Freedom Of Information Statement

This statement is published to meet the requirements of section 8 of the Freedom of Information Act 1982 (Cwlth)(the FOI Act). It is correct as at 30 June 2000.

Establishment

The Tribunal is an independent statutory authority which was established by the Superannuation (Resolution of Complaints) Act 1993 (Cwlth)(the SRC Act) to resolve complaints about certain decisions or conduct of trustees, insurers, RSA providers, superannuation providers and certain other decision-makers in relation to regulated superannuation funds, approved deposit funds, life policy funds, annuity policies and RSAs. 

Functions

The functions of the Tribunal are:

  • to inquire into a complaint and to try to resolve it by conciliation; and
  • if the complaint cannot be resolved by conciliation*to review the decision of the trustee to which the complaint relates; or
  • if an arbitration agreement refers the complaint to the Tribunal for arbitration*to conduct an arbitration in respect of the complaint; and
  • any functions conferred on the Tribunal by or under any other Act.

Powers

The Tribunal is empowered under the SRC Act to require decision-makers to provide relevant documentation and information to the Tribunal to enable it to proceed with its inquiry. The Tribunal may also request the parties to attend a conciliation conference to try to settle the complaint. If this is unsuccessful, the complaint must proceed to review or to arbitration where the Tribunal has the power to implement a range of remedies and may:

  • affirm the decision;
  • remit the matter to the trustee, insurer, RSA provider or other decision maker for reconsideration of its decision in accordance with the directions of the Tribunal;
  • vary the decision;
  • set aside the decision and substitute its own;
  • set aside the whole or part of the policy / RSA as it applies to the complainant;
  • vary the terms of the policy / RSA as they apply to the complainant; 
  • require any party to the policy / RSA to repay monies received under the policy / RSA with appropriate interest as prescribed by the Regulations;
  • require one or both the complainant and the trustee to repay monies received in relation to the fund with the appropriate interest as prescribed by the Regulations;
  • cancel the complainant’s membership of the fund;
  • vary the governing rules of the fund as they apply to the complainant.

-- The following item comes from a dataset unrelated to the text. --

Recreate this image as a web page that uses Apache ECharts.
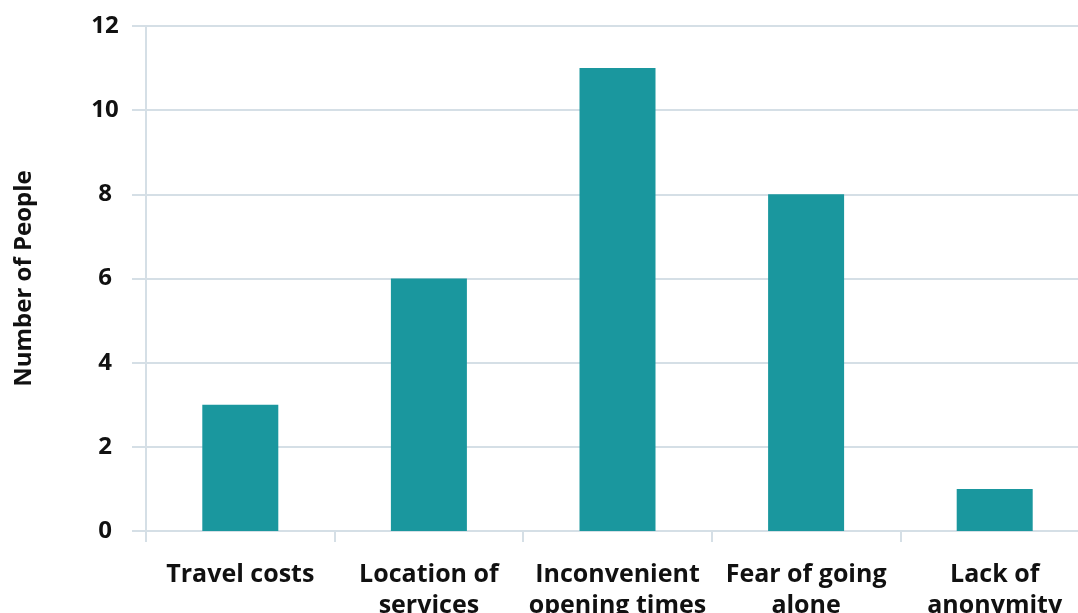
<!DOCTYPE html>
<html>
<head>
<meta charset="utf-8">
<script src="https://cdn.jsdelivr.net/npm/echarts@6/dist/echarts.min.js"></script>
<style>
  html, body { margin: 0; padding: 0; background: #fff; overflow: hidden; }
  /* the source chart is cut off at its right edge, so the canvas runs past the window */
  #chart { width: 1089px; height: 613px; }
</style>
</head>
<body>
<div id="chart"></div>
<script>
const categories = ['Travel costs', 'Location of\nservices', 'Inconvenient\nopening times', 'Fear of going\nalone', 'Lack of\nanonymity']
const people = [3, 6, 11, 8, 1]
const yTicks = { min: 0, max: 12, interval: 2 }

const lineColor = '#d5dfe6'
const font = '"Open Sans", "Noto Sans", sans-serif'

const chart = echarts.init(document.getElementById('chart'))
chart.setOption({
  animation: false,
  grid: { left: 146, right: 0, top: 26, bottom: 82, containLabel: false, outerBoundsMode: 'none' },
  xAxis: {
    type: 'category',
    data: categories,
    axisLine: { lineStyle: { color: lineColor, width: 2 } },
    axisTick: { show: true, length: 11, lineStyle: { color: lineColor, width: 2 } },
    axisLabel: {
      color: '#111', fontSize: 25, fontWeight: 'bold', fontFamily: font,
      lineHeight: 31, margin: 28, interval: 0
    }
  },
  yAxis: {
    type: 'value',
    min: yTicks.min, max: yTicks.max, interval: yTicks.interval,
    name: 'Number of People',
    nameLocation: 'middle',
    nameGap: 110,
    nameRotate: 90,
    nameTextStyle: { color: '#111', fontSize: 24, fontWeight: 'bold', fontFamily: font },
    axisLine: { show: true, lineStyle: { color: lineColor, width: 2 } },
    axisTick: { show: true, length: 14, lineStyle: { color: lineColor, width: 2 } },
    axisLabel: { color: '#111', fontSize: 24, fontWeight: 'bold', fontFamily: font, margin: 41, align: 'center' },
    splitLine: { show: true, lineStyle: { color: lineColor, width: 2 } }
  },
  series: [{
    type: 'bar',
    data: people,
    barWidth: 76,
    itemStyle: { color: '#1a979e' }
  }]
})
</script>
</body>
</html>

If the Tribunal determines that the decision/conduct complained of was unfair and/or unreasonable, it may only exercise its powers for the purpose of placing the complainant, as nearly as possible, in such a position that the unfairness/unreasonableness no longer exists. Alternatively, if the Tribunal is satisfied that the decision in its operation in relation to the complainant was fair and reasonable in all the circumstances, then the Tribunal must affirm the decision. The Tribunal’s decision must not be contrary to law, the governing rules of the fund, the terms of the insurance contract, or the terms and conditions of the RSA (as relevant). The Tribunal cannot award costs or damages.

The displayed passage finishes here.